▶ GIVEN REQUEST: Go through each line of the records below and count those with the word "chart"; give only the total.

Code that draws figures
════════
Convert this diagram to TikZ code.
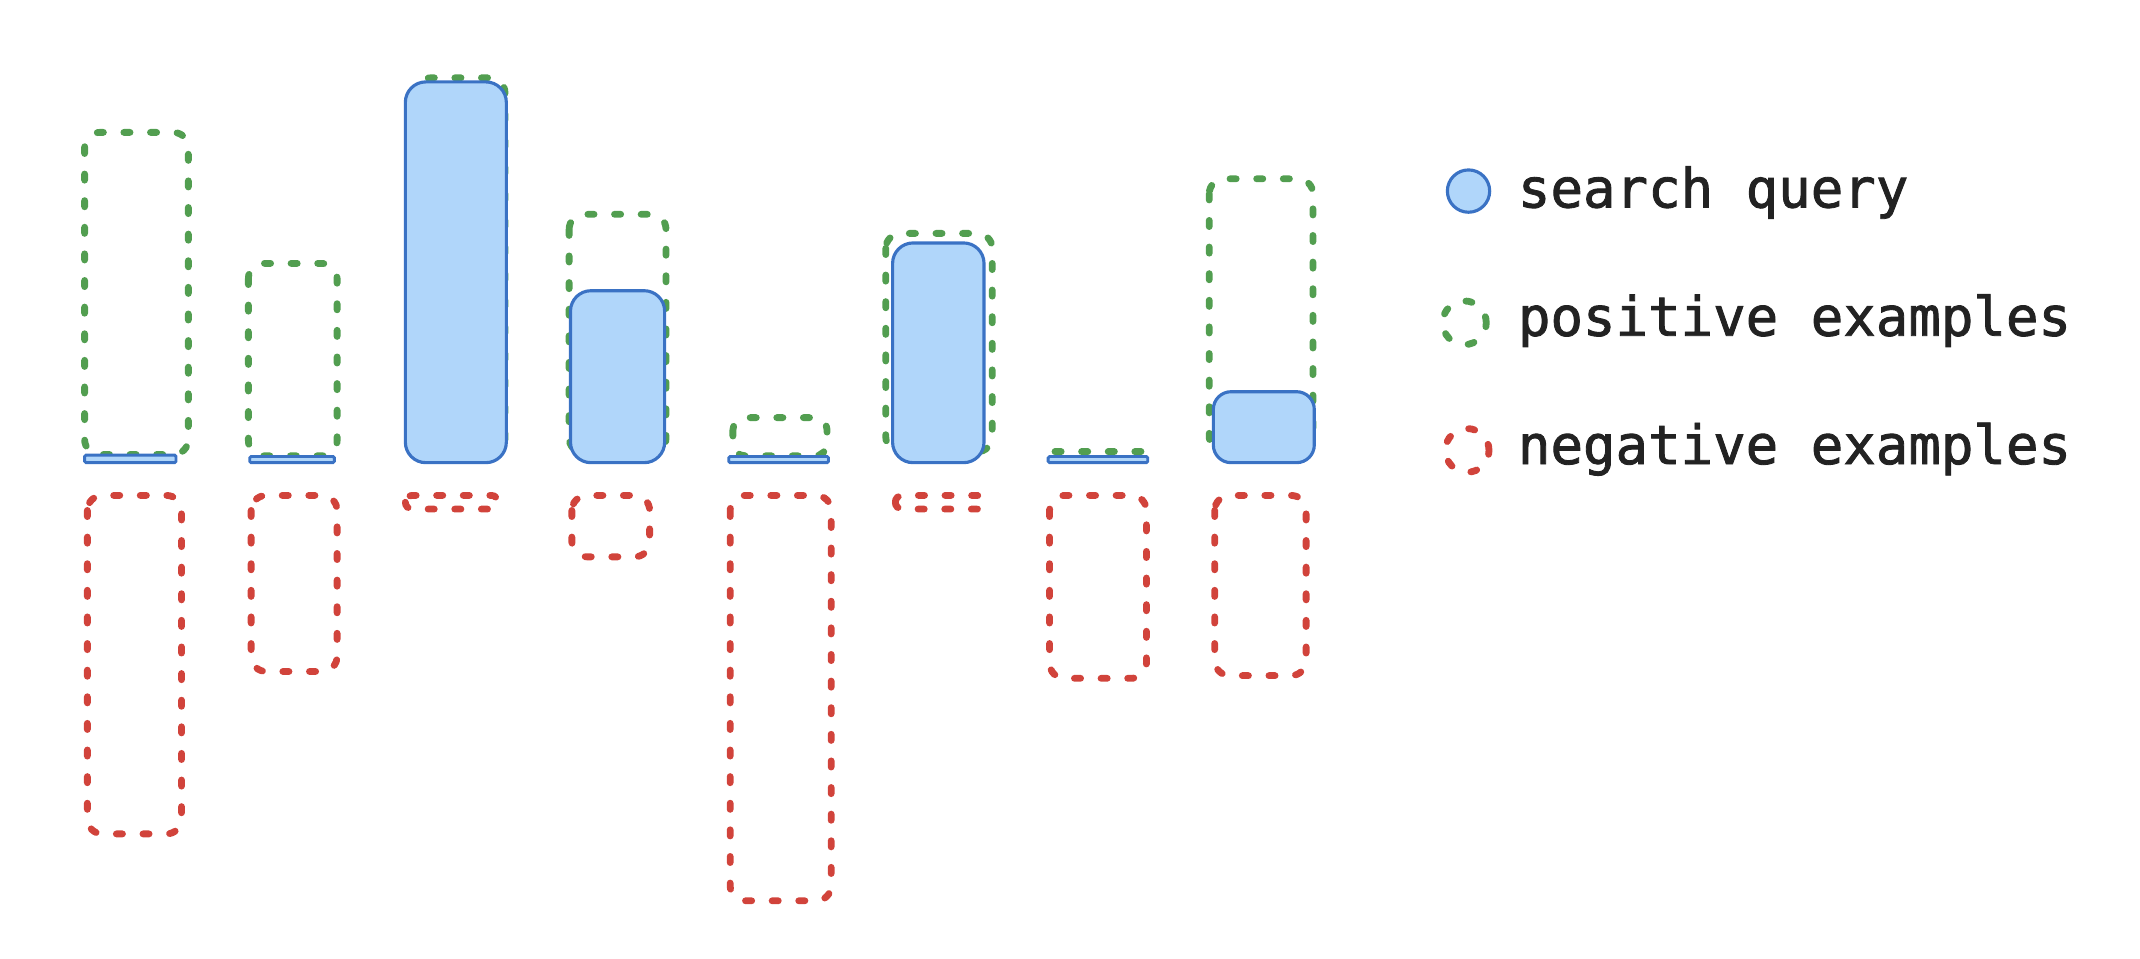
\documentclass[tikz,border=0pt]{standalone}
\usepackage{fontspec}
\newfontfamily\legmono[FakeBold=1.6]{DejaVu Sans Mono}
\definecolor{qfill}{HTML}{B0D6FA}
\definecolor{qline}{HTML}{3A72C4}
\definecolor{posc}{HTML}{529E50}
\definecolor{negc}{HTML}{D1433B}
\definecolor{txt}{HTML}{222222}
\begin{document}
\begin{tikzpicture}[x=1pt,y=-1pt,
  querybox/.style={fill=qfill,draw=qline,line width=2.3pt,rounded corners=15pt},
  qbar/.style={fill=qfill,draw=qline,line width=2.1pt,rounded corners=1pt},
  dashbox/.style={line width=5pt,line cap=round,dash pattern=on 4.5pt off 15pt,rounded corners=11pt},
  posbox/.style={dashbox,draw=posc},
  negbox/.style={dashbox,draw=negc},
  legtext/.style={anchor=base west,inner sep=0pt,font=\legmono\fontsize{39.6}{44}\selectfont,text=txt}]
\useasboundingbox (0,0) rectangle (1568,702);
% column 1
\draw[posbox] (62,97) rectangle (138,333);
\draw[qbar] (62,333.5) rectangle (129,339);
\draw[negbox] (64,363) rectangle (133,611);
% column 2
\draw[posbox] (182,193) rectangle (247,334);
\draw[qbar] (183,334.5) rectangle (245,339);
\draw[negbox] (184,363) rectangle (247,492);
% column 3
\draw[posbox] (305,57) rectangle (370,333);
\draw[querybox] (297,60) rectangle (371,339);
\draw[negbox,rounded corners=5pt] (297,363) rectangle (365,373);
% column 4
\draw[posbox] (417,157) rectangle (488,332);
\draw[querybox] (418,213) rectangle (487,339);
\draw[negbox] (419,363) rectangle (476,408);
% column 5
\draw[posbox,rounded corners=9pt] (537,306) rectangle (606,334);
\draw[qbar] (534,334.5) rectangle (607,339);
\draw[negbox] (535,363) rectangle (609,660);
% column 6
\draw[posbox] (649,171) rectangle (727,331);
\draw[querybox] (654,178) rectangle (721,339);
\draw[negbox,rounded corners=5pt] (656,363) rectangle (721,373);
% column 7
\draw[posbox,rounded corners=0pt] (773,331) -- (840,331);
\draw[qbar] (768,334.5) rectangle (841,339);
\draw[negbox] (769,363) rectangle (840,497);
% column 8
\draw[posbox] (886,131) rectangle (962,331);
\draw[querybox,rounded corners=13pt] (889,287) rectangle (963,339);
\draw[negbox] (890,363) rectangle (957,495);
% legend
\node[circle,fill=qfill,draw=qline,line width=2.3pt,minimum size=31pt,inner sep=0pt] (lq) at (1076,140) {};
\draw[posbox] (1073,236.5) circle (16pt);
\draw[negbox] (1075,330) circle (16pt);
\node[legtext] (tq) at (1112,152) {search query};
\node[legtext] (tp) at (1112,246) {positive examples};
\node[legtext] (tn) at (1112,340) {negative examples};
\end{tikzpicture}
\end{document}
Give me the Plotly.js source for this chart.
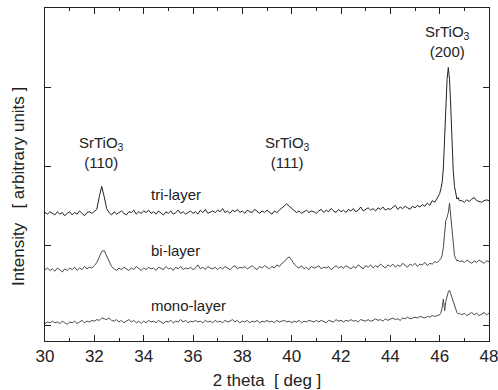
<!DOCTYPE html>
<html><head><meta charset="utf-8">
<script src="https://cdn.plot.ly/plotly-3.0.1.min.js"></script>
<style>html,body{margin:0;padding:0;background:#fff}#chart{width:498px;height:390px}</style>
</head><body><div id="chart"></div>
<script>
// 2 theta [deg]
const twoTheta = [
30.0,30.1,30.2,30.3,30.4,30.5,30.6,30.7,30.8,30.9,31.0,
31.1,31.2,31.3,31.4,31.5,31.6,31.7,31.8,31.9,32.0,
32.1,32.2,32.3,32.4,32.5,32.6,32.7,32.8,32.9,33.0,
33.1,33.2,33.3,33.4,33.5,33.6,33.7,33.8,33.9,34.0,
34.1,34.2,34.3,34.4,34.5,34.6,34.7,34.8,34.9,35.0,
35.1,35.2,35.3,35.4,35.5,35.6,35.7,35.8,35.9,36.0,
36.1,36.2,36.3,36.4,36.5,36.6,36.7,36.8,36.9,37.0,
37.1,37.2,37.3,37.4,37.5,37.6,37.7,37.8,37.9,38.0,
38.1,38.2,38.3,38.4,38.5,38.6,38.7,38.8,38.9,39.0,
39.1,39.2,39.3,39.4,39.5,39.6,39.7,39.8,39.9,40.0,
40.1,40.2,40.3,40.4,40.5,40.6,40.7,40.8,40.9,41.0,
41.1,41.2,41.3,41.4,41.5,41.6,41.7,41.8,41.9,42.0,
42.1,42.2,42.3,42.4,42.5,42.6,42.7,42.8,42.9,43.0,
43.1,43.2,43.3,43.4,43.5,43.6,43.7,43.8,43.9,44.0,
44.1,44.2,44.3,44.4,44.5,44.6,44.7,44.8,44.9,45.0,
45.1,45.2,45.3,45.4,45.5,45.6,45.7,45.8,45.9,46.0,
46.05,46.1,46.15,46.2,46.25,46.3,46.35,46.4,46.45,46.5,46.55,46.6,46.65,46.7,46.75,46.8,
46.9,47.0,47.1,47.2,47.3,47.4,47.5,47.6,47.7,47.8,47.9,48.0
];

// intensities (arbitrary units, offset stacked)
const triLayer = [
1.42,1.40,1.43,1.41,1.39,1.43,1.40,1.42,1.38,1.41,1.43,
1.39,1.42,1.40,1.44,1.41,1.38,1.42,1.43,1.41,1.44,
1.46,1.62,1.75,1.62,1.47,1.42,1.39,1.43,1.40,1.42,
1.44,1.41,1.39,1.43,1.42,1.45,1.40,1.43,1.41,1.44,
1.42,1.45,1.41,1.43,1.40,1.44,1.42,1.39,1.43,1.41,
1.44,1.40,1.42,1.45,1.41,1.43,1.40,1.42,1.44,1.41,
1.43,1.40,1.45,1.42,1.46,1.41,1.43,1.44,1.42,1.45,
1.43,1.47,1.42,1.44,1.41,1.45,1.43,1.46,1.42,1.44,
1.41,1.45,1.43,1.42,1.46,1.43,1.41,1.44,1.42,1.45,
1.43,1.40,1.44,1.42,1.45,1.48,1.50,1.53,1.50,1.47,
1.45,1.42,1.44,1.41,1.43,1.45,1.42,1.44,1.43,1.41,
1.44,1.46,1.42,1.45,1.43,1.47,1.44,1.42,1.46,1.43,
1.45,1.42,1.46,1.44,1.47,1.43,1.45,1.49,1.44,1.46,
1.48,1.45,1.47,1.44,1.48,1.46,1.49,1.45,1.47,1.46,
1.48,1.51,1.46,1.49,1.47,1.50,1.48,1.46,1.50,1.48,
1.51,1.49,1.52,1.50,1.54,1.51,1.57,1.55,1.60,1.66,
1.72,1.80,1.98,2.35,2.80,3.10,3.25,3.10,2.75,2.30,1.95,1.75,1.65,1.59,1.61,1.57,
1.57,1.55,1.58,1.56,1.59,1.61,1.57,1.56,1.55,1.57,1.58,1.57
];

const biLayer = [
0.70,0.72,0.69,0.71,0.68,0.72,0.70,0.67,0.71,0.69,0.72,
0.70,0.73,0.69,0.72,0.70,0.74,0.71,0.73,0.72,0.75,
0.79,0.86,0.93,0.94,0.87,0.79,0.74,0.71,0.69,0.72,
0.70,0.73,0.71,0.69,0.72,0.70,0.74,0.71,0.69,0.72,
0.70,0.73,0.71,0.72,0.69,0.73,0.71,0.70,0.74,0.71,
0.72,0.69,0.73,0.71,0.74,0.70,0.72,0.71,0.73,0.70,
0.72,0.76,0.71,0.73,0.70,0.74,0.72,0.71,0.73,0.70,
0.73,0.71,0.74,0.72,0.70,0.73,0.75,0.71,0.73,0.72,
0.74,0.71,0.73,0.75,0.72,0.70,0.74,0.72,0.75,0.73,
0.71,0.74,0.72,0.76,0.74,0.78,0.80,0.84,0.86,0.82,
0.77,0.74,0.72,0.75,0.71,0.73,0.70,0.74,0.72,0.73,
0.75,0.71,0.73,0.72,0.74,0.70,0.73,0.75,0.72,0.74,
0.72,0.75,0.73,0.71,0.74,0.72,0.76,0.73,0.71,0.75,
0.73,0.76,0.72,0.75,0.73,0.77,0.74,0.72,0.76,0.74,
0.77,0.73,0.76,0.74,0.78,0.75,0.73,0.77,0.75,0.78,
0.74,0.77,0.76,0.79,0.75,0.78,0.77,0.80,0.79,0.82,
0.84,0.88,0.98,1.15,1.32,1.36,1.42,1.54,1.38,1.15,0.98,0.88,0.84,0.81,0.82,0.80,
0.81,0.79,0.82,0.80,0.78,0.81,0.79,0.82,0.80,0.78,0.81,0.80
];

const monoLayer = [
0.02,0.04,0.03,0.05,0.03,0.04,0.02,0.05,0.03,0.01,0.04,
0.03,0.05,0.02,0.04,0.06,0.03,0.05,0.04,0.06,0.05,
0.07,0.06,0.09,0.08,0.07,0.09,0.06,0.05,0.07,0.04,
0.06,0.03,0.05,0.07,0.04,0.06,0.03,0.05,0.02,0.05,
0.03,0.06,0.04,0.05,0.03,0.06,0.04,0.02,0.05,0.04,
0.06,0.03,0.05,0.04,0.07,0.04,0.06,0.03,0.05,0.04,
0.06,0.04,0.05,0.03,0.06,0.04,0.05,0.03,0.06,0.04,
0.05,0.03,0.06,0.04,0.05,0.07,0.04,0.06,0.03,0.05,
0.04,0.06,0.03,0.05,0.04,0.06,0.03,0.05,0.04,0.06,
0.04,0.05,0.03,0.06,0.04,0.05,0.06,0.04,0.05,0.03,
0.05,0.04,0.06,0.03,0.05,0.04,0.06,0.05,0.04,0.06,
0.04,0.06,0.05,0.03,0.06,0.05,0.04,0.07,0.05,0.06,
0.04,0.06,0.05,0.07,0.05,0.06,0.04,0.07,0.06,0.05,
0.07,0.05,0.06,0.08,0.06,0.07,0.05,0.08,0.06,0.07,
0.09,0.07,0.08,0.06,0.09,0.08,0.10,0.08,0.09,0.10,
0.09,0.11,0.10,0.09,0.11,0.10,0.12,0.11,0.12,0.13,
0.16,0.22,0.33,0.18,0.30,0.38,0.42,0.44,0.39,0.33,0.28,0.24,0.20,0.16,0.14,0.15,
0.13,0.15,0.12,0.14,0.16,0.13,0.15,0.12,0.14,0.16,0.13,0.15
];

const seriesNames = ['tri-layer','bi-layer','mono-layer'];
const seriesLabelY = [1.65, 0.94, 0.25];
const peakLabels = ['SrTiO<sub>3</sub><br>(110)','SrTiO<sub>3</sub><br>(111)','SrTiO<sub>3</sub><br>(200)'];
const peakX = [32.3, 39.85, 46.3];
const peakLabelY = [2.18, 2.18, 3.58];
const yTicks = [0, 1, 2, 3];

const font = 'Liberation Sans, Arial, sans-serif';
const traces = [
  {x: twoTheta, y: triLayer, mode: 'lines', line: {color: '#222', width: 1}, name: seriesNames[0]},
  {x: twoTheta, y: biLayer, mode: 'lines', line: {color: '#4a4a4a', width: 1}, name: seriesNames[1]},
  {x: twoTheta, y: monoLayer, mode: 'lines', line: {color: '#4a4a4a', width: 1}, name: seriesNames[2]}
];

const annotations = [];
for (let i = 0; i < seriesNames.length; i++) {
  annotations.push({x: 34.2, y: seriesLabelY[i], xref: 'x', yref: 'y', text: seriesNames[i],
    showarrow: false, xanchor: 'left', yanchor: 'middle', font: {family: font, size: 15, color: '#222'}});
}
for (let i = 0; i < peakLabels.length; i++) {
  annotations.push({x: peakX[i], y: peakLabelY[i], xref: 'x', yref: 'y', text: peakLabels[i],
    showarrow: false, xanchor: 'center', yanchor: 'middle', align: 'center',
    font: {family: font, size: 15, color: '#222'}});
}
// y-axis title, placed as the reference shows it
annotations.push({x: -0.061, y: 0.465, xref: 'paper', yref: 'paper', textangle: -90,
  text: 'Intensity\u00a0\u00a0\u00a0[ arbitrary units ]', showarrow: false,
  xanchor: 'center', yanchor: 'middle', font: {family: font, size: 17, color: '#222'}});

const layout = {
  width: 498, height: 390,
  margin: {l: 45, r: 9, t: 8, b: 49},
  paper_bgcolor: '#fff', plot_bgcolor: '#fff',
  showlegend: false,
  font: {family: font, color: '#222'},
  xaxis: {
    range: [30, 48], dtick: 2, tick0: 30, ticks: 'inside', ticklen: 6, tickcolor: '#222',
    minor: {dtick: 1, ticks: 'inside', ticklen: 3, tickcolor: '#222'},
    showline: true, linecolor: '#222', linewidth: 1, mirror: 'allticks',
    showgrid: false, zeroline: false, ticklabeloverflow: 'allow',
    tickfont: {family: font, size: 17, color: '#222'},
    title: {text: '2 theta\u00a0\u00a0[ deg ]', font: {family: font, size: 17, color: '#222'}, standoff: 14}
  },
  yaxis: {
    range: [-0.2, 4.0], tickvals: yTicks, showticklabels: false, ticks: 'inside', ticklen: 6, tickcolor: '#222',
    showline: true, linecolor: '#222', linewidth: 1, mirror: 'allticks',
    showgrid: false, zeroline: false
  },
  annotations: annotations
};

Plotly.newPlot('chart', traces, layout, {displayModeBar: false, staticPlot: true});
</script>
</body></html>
════════
▶ THE COMPLETED TASK: 4